C 23 2022 Lk 14,25-33
Wenn einer einen Turm bauen will,
setzt er sich dann nicht zuerst hin und berechnet die Kosten,
ob seine Mittel für das ganze Vorhaben ausreichen?

Bei dieser Frage bleiben ich hängen.
Haben wir uns verrechnet?
Habe ich mich verrechnet?
Wir alle haben zu bauen geglaubt, keinen Turm,
aber „lebendige Gemeinde“ nannte man das früher.
Viel wurde dafür versucht. Viel eingesetzt. Viel gedruckt. Viel initiiert.
Viel gebacken. Viel gegrillt. Viel geredet. Viele Gottesdienste gefeiert.
Für die Kirche, für die „lebendige Gemeinde“ reichte das offensichtlich nicht. Sie stirbt.
Um ein Wort zu benutzen, das derzeit mit Blick auf die Klimakatastrophe gebraucht wird: Wir stehen kurz vor dem Kipppunkt.
Wer sich unter 60 Jahre alt im Gottesdienst verläuft, ist Minderheit.
Als wir Schwester Philippa Rath vor 2 Wochen
zu einem Vortrag zur Frage der Weihe von Frauen zu Gast hatten,
waren zwar 90 interessierte teilnehmend, eine der 90 war unter 50 Jahre alt.

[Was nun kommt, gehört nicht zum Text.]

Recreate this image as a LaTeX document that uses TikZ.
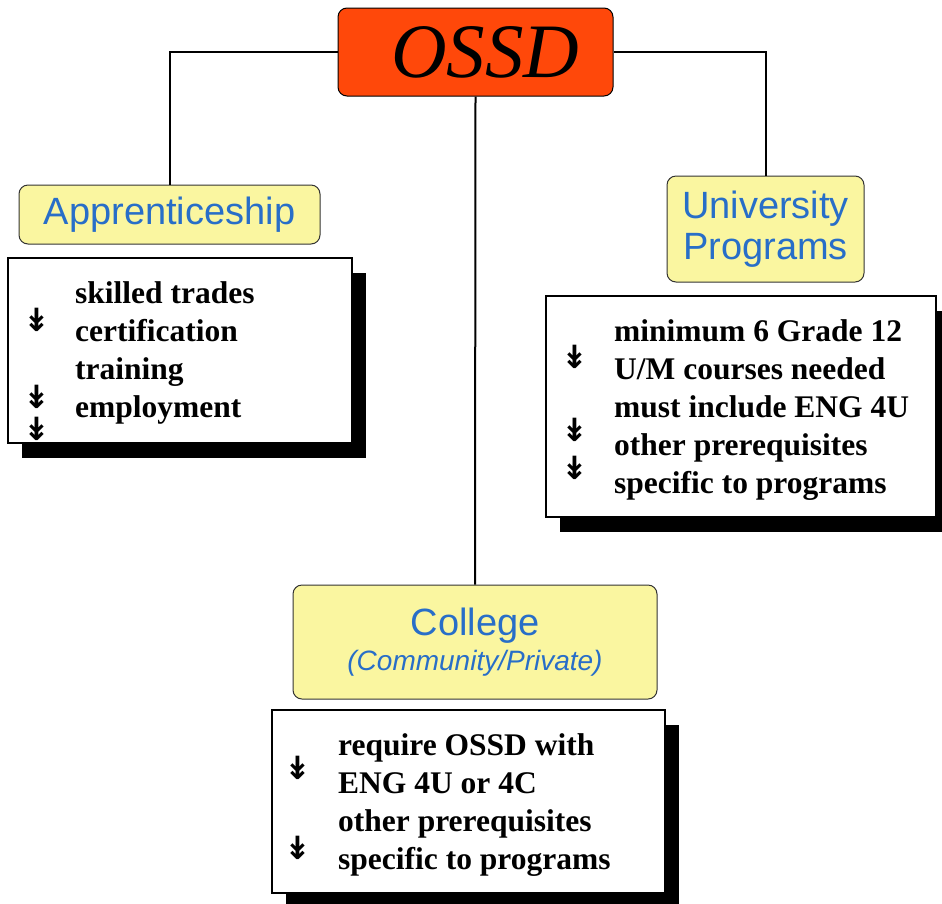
\documentclass[tikz,border=0pt]{standalone}
\usepackage{fontspec}
\setmainfont{Liberation Serif}
\setsansfont{Liberation Sans}
\newfontfamily\arrowfont{DejaVu Sans}
\usetikzlibrary{positioning, shadows}

\definecolor{ossdred}{RGB}{255,72,10}
\definecolor{pathyellow}{RGB}{250,246,160}
\definecolor{pathblue}{RGB}{40,110,200}

\begin{document}
\begin{tikzpicture}[
    x=1pt, y=-1pt,
    % Caja principal y cajas de destino
    titlebox/.style={
        rectangle,
        draw=black,
        line width=1pt,
        fill=ossdred,
        rounded corners=9pt,
        minimum width=275pt,
        minimum height=88pt,
        font=\fontsize{77}{77}\selectfont\itshape
    },
    pathbox/.style={
        rectangle,
        draw=black!80,
        line width=1pt,
        fill=pathyellow,
        rounded corners=9pt,
        align=center,
        text=pathblue,
        font=\sffamily\fontsize{38}{41}\selectfont
    },
    infobox/.style={
        rectangle,
        draw=black,
        line width=2.5pt,
        fill=white,
        drop shadow={shadow xshift=14pt, shadow yshift=-15pt, fill=black, opacity=1}
    },
    infotext/.style={anchor=west, inner sep=0pt, align=left,
        font=\bfseries\fontsize{31.5}{38}\selectfont},
    bullet/.style={inner sep=0pt, font=\arrowfont\bfseries\fontsize{32}{32}\selectfont},
    link/.style={draw=black, line width=2pt}
]
    \useasboundingbox (0,0) rectangle (942,903);

    % --- NODO RAIZ ---
    \node[titlebox] (ossd) at (475.5,52) {\hspace{20pt}OSSD};

    % --- DESTINOS ---
    \node[pathbox, minimum width=301pt, minimum height=59pt] (appr) at (169.5,214.5) {Apprenticeship};
    \node[pathbox, minimum width=197pt, minimum height=106pt] (univ) at (765.5,229) {University\\Programs};
    \node[pathbox, minimum width=364pt, minimum height=114pt] (coll) at (475,642)
        {College\\[-6pt]{\itshape\fontsize{28}{28}\selectfont(Community/Private)}};

    % --- CAJAS DE DETALLE ---
    \node[infobox, minimum width=344pt, minimum height=185pt] (apprinfo) at (180,350.5) {};
    \node[infobox, minimum width=390pt, minimum height=221pt] (univinfo) at (741,406.5) {};
    \node[infobox, minimum width=393pt, minimum height=183pt] (collinfo) at (468.5,801.5) {};

    \node[infotext] (apprtext) at (75,352.5) {skilled trades\\certification\\training\\employment};
    \node[infotext] (univtext) at (614,410.5) {minimum 6 Grade 12\\U/M courses needed\\must include ENG 4U\\other prerequisites\\specific to programs};
    \node[infotext] (colltext) at (338,805) {require OSSD with\\ENG 4U or 4C\\other prerequisites\\specific to programs};

    % viñetas
    \node[bullet] (ab1) at (37,320) {↡};
    \node[bullet] (ab2) at (37,397) {↡};
    \node[bullet] (ab3) at (37,429) {↡};
    \node[bullet] (ub1) at (575,357) {↡};
    \node[bullet] (ub2) at (575,430) {↡};
    \node[bullet] (ub3) at (575,468) {↡};
    \node[bullet] (cb1) at (298,768) {↡};
    \node[bullet] (cb2) at (298,848) {↡};

    % --- CONEXIONES ---
    \draw[link] (ossd.west) -| (appr.north);
    \draw[link] (ossd.east) -| (univ.north);
    \draw[link] (ossd.south) -- (coll.north);

\end{tikzpicture}
\end{document}
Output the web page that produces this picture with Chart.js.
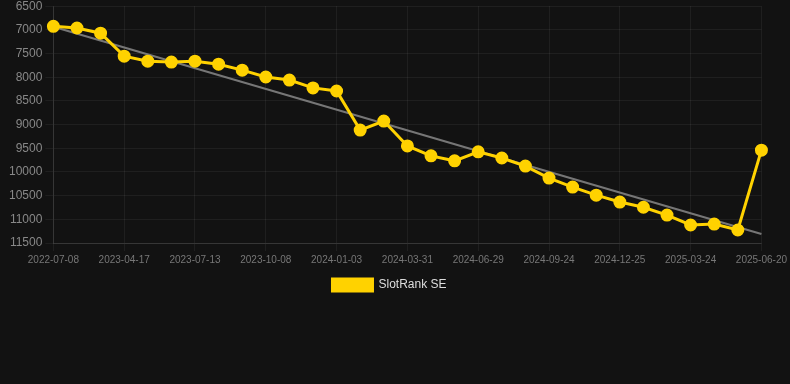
<!DOCTYPE html>
<html>
<head>
<meta charset="utf-8">
<script src="https://cdn.jsdelivr.net/npm/chart.js@4"></script>
<style>
  html, body { margin: 0; padding: 0; background: #121212; overflow: hidden; }
  #wrap { width: 790px; height: 305px; position: relative; top: -4px; }
</style>
</head>
<body>
<div id="wrap"><canvas id="c"></canvas></div>
<script>
const categories = [
  '2022-07-08','2023-02-17','2023-03-19','2023-04-17','2023-05-16','2023-06-14',
  '2023-07-13','2023-08-11','2023-09-09','2023-10-08','2023-11-06','2023-12-05',
  '2024-01-03','2024-02-01','2024-03-01','2024-03-31','2024-04-30','2024-05-30',
  '2024-06-29','2024-07-28','2024-08-26','2024-09-24','2024-10-24','2024-11-24',
  '2024-12-25','2025-01-23','2025-02-22','2025-03-24','2025-04-22','2025-05-21',
  '2025-06-20'
];
const rankValues = [
  6925, 6960, 7070, 7555, 7660, 7680, 7660, 7725, 7850, 7995, 8060, 8225,
  8290, 9115, 8925, 9450, 9660, 9765, 9575, 9705, 9875, 10130, 10320, 10490,
  10635, 10745, 10910, 11120, 11100, 11225, 9540
];
const trendValues = [6935].concat(new Array(29).fill(null), [11310]);
const seriesName = 'SlotRank SE';

Chart.defaults.font.family = '"Liberation Sans", Arial, sans-serif';

new Chart(document.getElementById('c'), {
  type: 'line',
  data: {
    labels: categories,
    datasets: [
      {
        label: seriesName,
        data: rankValues,
        borderColor: '#ffd200',
        backgroundColor: '#ffd200',
        borderWidth: 3,
        pointRadius: 5,
        pointBackgroundColor: '#ffd200',
        pointBorderColor: '#ffd200',
        tension: 0,
        order: 0
      },
      {
        label: 'trend',
        data: trendValues,
        spanGaps: true,
        borderColor: 'rgba(130,130,130,0.9)',
        borderWidth: 2,
        pointRadius: 0,
        tension: 0,
        order: 1
      }
    ]
  },
  options: {
    responsive: true,
    maintainAspectRatio: false,
    animation: false,
    layout: { padding: { left: 6, right: 17 } },
    plugins: {
      tooltip: { enabled: false },
      legend: {
        position: 'bottom',
        labels: {
          color: '#dddddd',
          boxWidth: 40,
          boxHeight: 12,
          font: { size: 12 },
          filter: (item) => item.datasetIndex === 0
        }
      }
    },
    scales: {
      x: {
        grid: { color: 'rgba(255,255,255,0.06)' },
        border: { color: 'rgba(255,255,255,0.1)' },
        ticks: { color: '#777777', font: { size: 10 }, maxRotation: 0, autoSkip: true }
      },
      y: {
        reverse: true,
        min: 6500,
        max: 11500,
        grid: { color: 'rgba(255,255,255,0.06)' },
        border: { color: 'rgba(255,255,255,0.1)' },
        ticks: {
          color: '#888888',
          font: { size: 12 },
          stepSize: 500,
          callback: (v) => String(v)
        }
      }
    }
  }
});
</script>
</body>
</html>
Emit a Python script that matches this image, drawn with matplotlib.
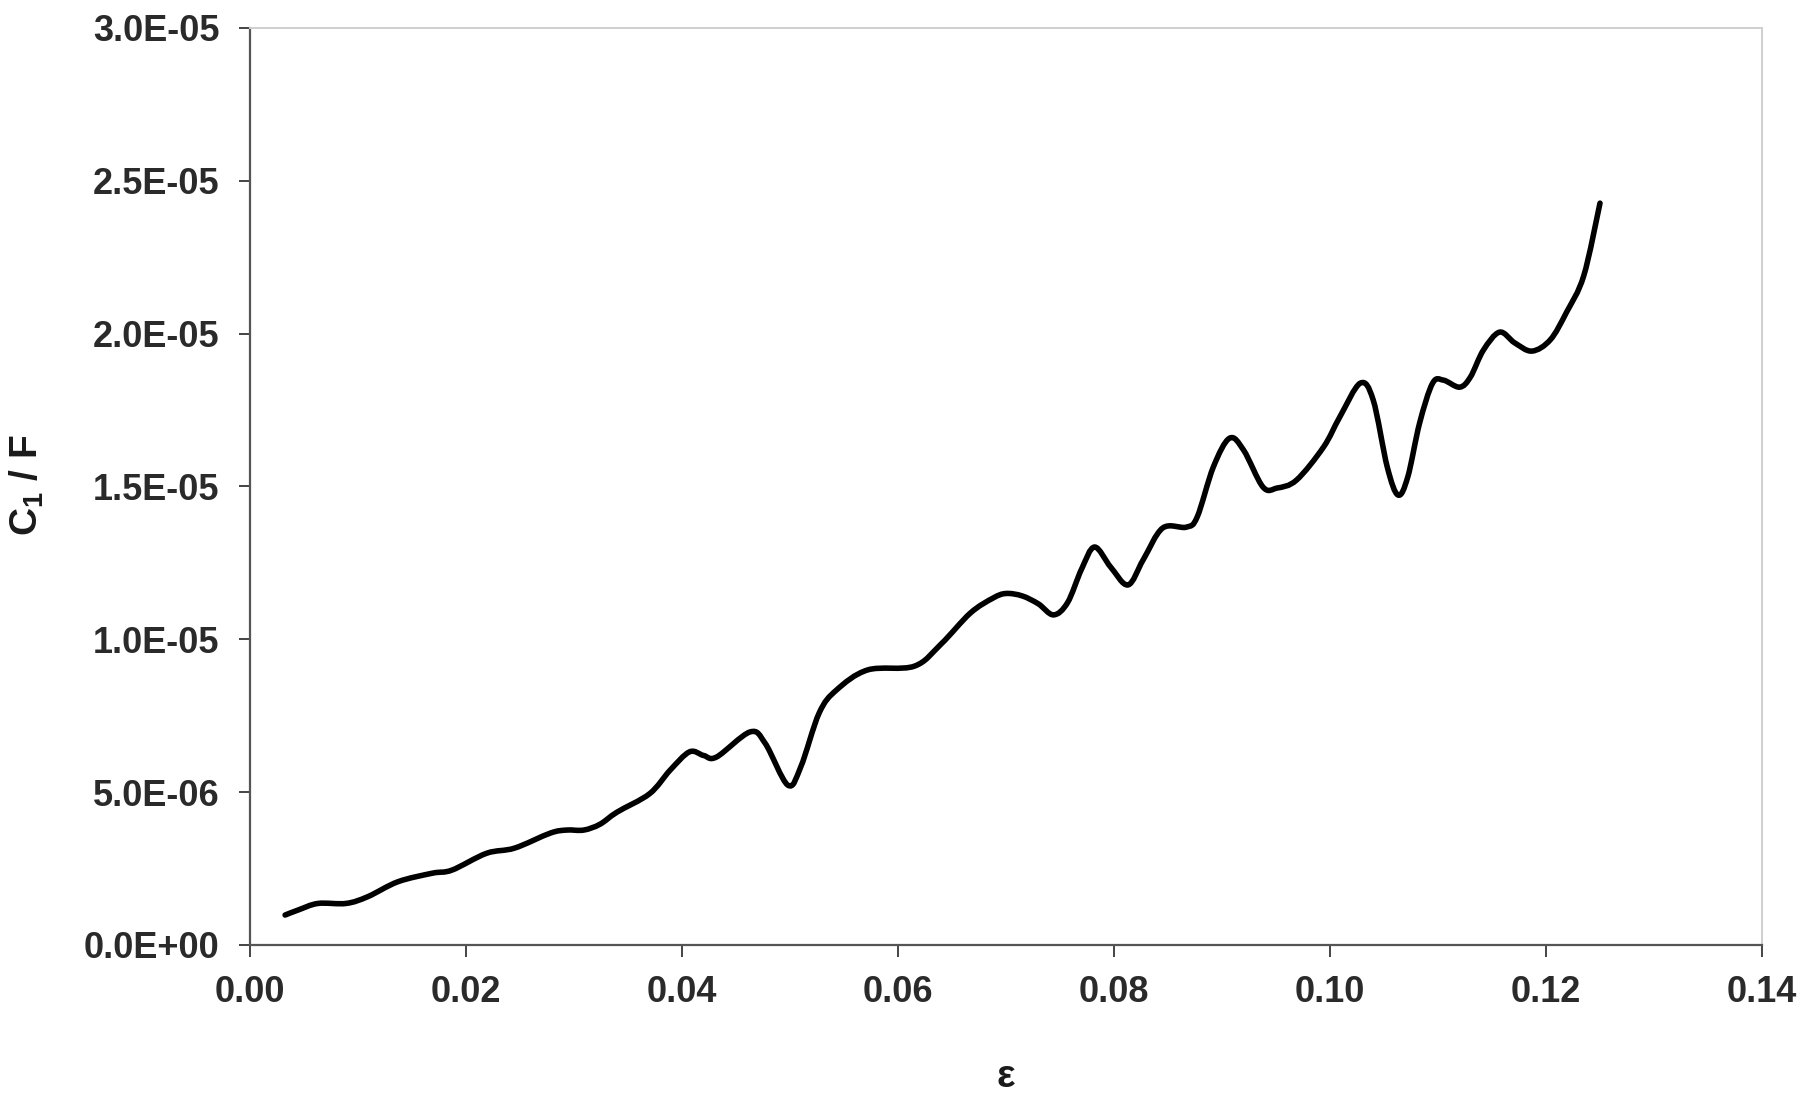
import matplotlib
matplotlib.use("Agg")
import matplotlib.pyplot as plt
from matplotlib.path import Path
from matplotlib.patches import PathPatch

plt.rcParams['font.family'] = ['Liberation Sans', 'DejaVu Sans']
plt.rcParams['mathtext.fontset'] = 'custom'
plt.rcParams['mathtext.rm'] = 'Liberation Sans:bold'
plt.rcParams['mathtext.default'] = 'rm'

# strain values (epsilon)
eps = [0.00325, 0.0045, 0.0063, 0.0089, 0.0109, 0.0137, 0.0169, 0.0187,
       0.0219, 0.0245, 0.0278, 0.0293, 0.0309, 0.0324, 0.0340, 0.0370,
       0.0389, 0.0407, 0.0420, 0.0432, 0.0463, 0.0477, 0.0498, 0.0510,
       0.0527, 0.0543, 0.0572, 0.0615, 0.0640, 0.0667, 0.0688, 0.0700,
       0.0715, 0.0730, 0.0744, 0.0757, 0.0770, 0.0782, 0.0797, 0.0813,
       0.0827, 0.0845, 0.0867, 0.0877, 0.0892, 0.0907, 0.0920, 0.0938,
       0.0951, 0.0969, 0.0994, 0.1009, 0.1028, 0.1040, 0.1053, 0.1063,
       0.1072, 0.1083, 0.1095, 0.1105, 0.1120, 0.1130, 0.1142, 0.1157,
       0.1171, 0.1187, 0.1204, 0.1219, 0.1235, 0.1250]
# C1/F values (units of 1e-6)
c1f_e6 = [0.98, 1.15, 1.36, 1.36, 1.58, 2.07, 2.35, 2.45,
          3.00, 3.17, 3.66, 3.76, 3.76, 3.95, 4.35, 4.95,
          5.72, 6.32, 6.20, 6.15, 6.97, 6.60, 5.23, 5.83,
          7.59, 8.34, 9.00, 9.12, 9.85, 10.86, 11.35, 11.50,
          11.42, 11.16, 10.80, 11.20, 12.30, 13.02, 12.36, 11.78,
          12.60, 13.64, 13.67, 14.00, 15.64, 16.58, 16.19, 14.98,
          14.95, 15.21, 16.29, 17.27, 18.38, 17.83, 15.64, 14.72,
          15.31, 17.08, 18.38, 18.48, 18.25, 18.58, 19.46, 20.05,
          19.70, 19.43, 19.80, 20.70, 21.90, 24.27]
c1f = [v * 1e-6 for v in c1f_e6]

xticks = [0.00, 0.02, 0.04, 0.06, 0.08, 0.10, 0.12, 0.14]
xticklabels = ["0.00", "0.02", "0.04", "0.06", "0.08", "0.10", "0.12", "0.14"]
yticks = [0, 5e-6, 1e-5, 1.5e-5, 2e-5, 2.5e-5, 3e-5]
yticklabels = ["0.0E+00", "5.0E-06", "1.0E-05", "1.5E-05", "2.0E-05", "2.5E-05", "3.0E-05"]


def smooth_path(xs, ys, tension=1.0 / 6.0):
    """Catmull-Rom style smoothed line through the points (like a spreadsheet 'smoothed line')."""
    n = len(xs)
    verts = [(xs[0], ys[0])]
    codes = [Path.MOVETO]
    for i in range(n - 1):
        x0, y0 = (xs[i - 1], ys[i - 1]) if i > 0 else (xs[i], ys[i])
        x1, y1 = xs[i], ys[i]
        x2, y2 = xs[i + 1], ys[i + 1]
        x3, y3 = (xs[i + 2], ys[i + 2]) if i + 2 < n else (x2, y2)
        c1 = (x1 + (x2 - x0) * tension, y1 + (y2 - y0) * tension)
        c2 = (x2 - (x3 - x1) * tension, y2 - (y3 - y1) * tension)
        verts += [c1, c2, (x2, y2)]
        codes += [Path.CURVE4, Path.CURVE4, Path.CURVE4]
    return Path(verts, codes)


fig = plt.figure(figsize=(18, 11.02), dpi=100)
ax = fig.add_axes([250/1800, 1-945/1102, (1762-250)/1800, (945-28)/1102])

patch = PathPatch(smooth_path(eps, c1f), facecolor='none', edgecolor='black',
                  lw=4.0, capstyle='round', joinstyle='round', transform=ax.transData)
ax.add_patch(patch)

ax.set_xlim(0, 0.14)
ax.set_ylim(0, 3e-5)
ax.set_xticks(xticks)
ax.set_xticklabels(xticklabels)
ax.set_yticks(yticks)
ax.set_yticklabels(yticklabels)

for lab in ax.get_xticklabels() + ax.get_yticklabels():
    lab.set_fontsize(26)
    lab.set_fontweight('bold')
    lab.set_color('#2a2a2a')

ax.tick_params(axis='x', direction='out', length=8.5, width=1.4, color='#444444', pad=13)
ax.tick_params(axis='y', direction='out', length=8, width=1.4, color='#444444', pad=14)

for s in ['left', 'bottom']:
    ax.spines[s].set_color('#555555')
    ax.spines[s].set_linewidth(1.6)
for s in ['top', 'right']:
    ax.spines[s].set_color('#cfcfcf')
    ax.spines[s].set_linewidth(1.4)

fig.text(27/1800, 1-485/1102, r"C$_{1}$ / F", rotation=90, ha='center', va='center',
         fontsize=28, fontweight='bold', color='#1a1a1a')
fig.text(1006/1800, 1-1077/1102, "ε", ha='center', va='center',
         fontsize=28, fontweight='bold', color='#1a1a1a')

fig.savefig("out.png", dpi=100, facecolor='white')
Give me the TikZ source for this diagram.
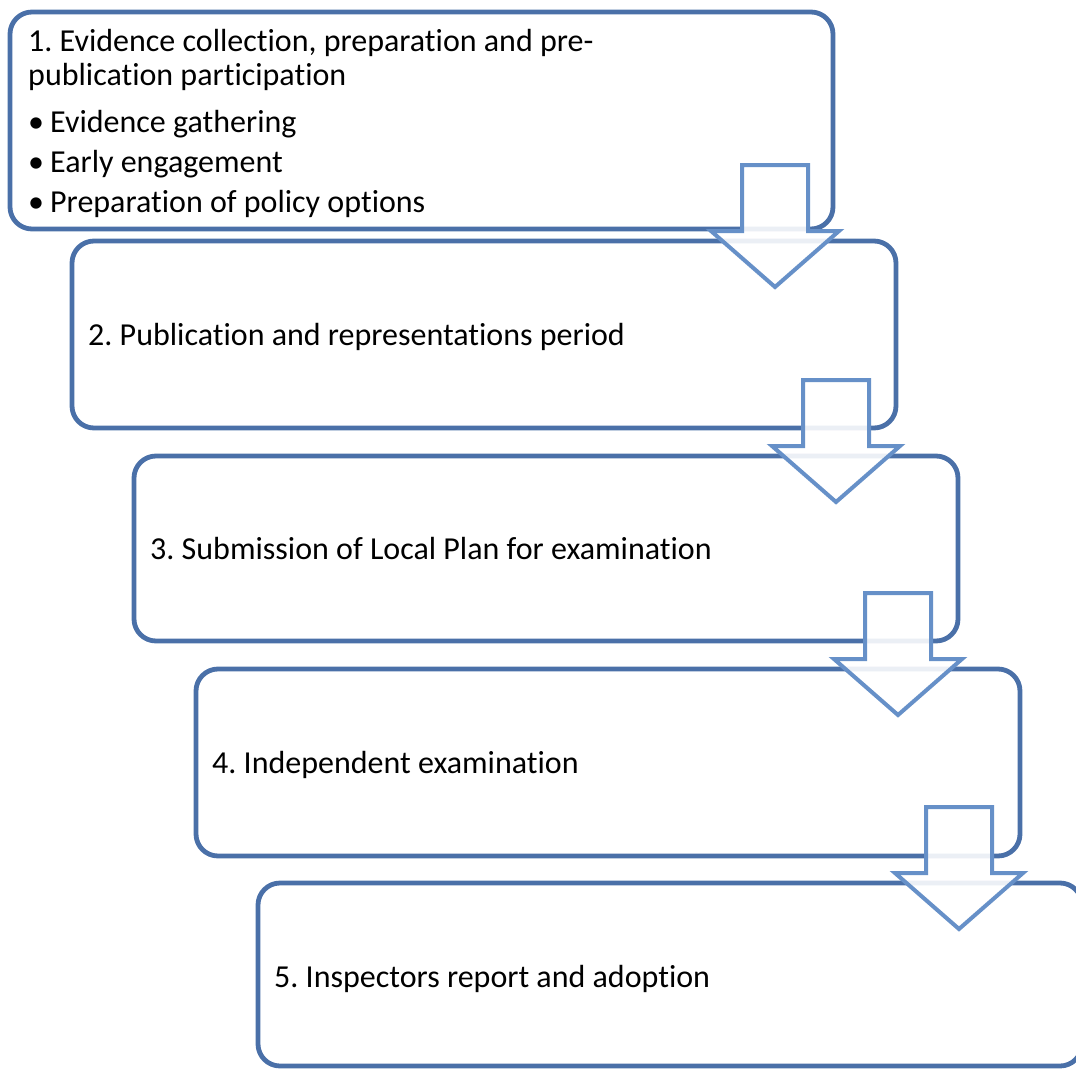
\documentclass[tikz,border=0pt]{standalone}
\usepackage{fontspec}
\setmainfont{Carlito}[Ligatures=NoCommon]
\frenchspacing
\definecolor{boxblue}{HTML}{4A70A8}
\definecolor{arrowblue}{HTML}{6690C8}
\begin{document}
\begin{tikzpicture}[x=1pt,y=-1pt,
  stepbox/.style={draw=boxblue,line width=4.8pt,rounded corners=22pt,fill=white},
  txt/.style={inner sep=0pt,anchor=base west,font=\fontsize{32}{38}\selectfont,text=black},
  blockarrow/.style={draw=arrowblue,line width=4pt,fill=white,fill opacity=0.89,line join=miter}]
\useasboundingbox (0,0) rectangle (1076,1068);
\clip (0,0) rectangle (1076,1068);
% boxes
\draw[stepbox] (10,12) rectangle (833,229) coordinate (b1);
\draw[stepbox] (72,241) rectangle (896,428) coordinate (b2);
\draw[stepbox] (134,456) rectangle (958,641) coordinate (b3);
\draw[stepbox] (196,669) rectangle (1020,856) coordinate (b4);
\draw[stepbox] (258,883) rectangle (1082,1066) coordinate (b5);
% texts
\node[txt] (t1a) at (28,51) {1. Evidence collection, preparation and pre-};
\node[txt] (t1b) at (28,85) {publication participation};
\node[txt] (t1c) at (28,132) {\makebox[22pt][l]{•}Evidence gathering};
\node[txt] (t1d) at (28,172) {\makebox[22pt][l]{•}Early engagement};
\node[txt] (t1e) at (28,212) {\makebox[22pt][l]{•}Preparation of policy options};
\node[txt] (t2) at (88,345) {2. Publication and representations period};
\node[txt] (t3) at (150,559) {3. Submission of Local Plan for examination};
\node[txt] (t4) at (212,773) {4. Independent examination};
\node[txt] (t5) at (274,987) {5. Inspectors report and adoption};
% block arrows
\foreach \cx/\ty/\nm in {775/165/a1, 836/380/a2, 898/593/a3, 959/807/a4}{
  \coordinate (\nm) at (\cx,\ty);
  \draw[blockarrow] (\nm) ++(-33,0) -- ++(0,66) -- ++(-31,0) -- ++(64,56) -- ++(64,-56) -- ++(-31,0) -- ++(0,-66) -- cycle;
}
\end{tikzpicture}
\end{document}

In den 30 Jahren, in denen ich im Dienst bin, ist es nur bergab gegangen,
ein weniger werden auf allen Ebenen.
Hab ich mich verrechnet?
Oder zumindest nicht im Blick gehabt, wie es sich anfühlt,
auf einem sinkenden Schiff zu sein,
einer Gemeinschaft anzuhören, die mehr und mehr schrumpft,
immer schwächer wird, immer zerbrechlicher
und in ihren Führungsetagen viel an Glaubwürdigkeit eingebüßt hat?
Was macht das mit uns, wenn wir nur abgeben und verlieren:
Kirchliche Gebäude, Menschen, junge Menschen, Vielfarbigkeit –
und das Gefühl abhanden gerät, gut aufgehoben zu sein?

Ich habe 7 Jahre gesessen und „gerechnet“, die Zeit meiner Ausbildung,
und die Jahre davor, in denen der Berufswunsch klarer wurde.
Und viele andere haben ebenso „gerechnet“.
Reichen die Mittel?
Alle, die derzeit in dieser Krisenzeit real bauen, wissen, was es bedeutet,
wenn die Preise immer mehr steigen.
Manche haben Glück und können ihre Pläne stoppen;
andere sind mittendrin und kommen nicht mehr heraus –
und verschulden sich und haben Angst und wissen nicht weiter.

„Der da hat einen Bau begonnen und konnte ihn nicht zu Ende führen.“
Viele kirchliche Mitarbeitende erleben einen solchen Spott:
Wo arbeitest du? Wie kannst du da arbeiten:
In einer Institution,
die immer noch Frauen und queere Menschen diskriminiert,
in einer Institution, die immer noch geistlichen und körperlichen Missbrauch systemisch begünstigt?
Die Fragen kommen von außen – und die Fragen kommen von innen.
Haben Sie Antworten darauf?
Ich nicht.

Irgendwie bauen wir weiter.
Wie sagt man: Die Hoffnung stirbt zuletzt.
Andere sagen: Der Letzte, die Letzte macht das Licht aus.
Sind wir die Letzten?

Die Mittel für den Bau sind aus.
Vielleicht reichen sie gerade noch für den Rückbau…
Es ist ähnlich wie beim aus Trockenheit sterbenden Wald.
Einige Bäume stehen noch, aber in einigen Jahren…
Die Politik reagiert immer noch nicht konsequent genug
auf die Herausforderungen der Klimakatastrophe;
unsere Kirche reagiert kaum auf die Herausforderungen,
die kirchliches Leben sterben lassen.

Ich kann mit diesen Gedanken nicht nach einer Wendung suchen,
die mich mit dem üblichen „Amen“ schließen lassen.
Amen schließt ab – und hier ist nichts abzuschließen.
Amen bedeutet Bestätigung – und vielleicht sehen Sie es ja ganz anders.
Amen ist unser Gebetsende –
und eigentlich fängt doch unser Beten erst an,
dass wir fragen: Gott, was willst du?
Was machen wir mit unseren Bauruinen, mit den guten Absichten,
mit den enttäuschten Hoffnungen, mit dieser kaum ausdrückbaren Trauer, was machen wir mit der Einsicht, uns verrechnet zu haben?
Was machen wir mit deinem Wort, das doch über allem steht,
größer und weiter, als wir Kirche leben und erleben,
größer und weiter als unser Rechnen und Verrechnen?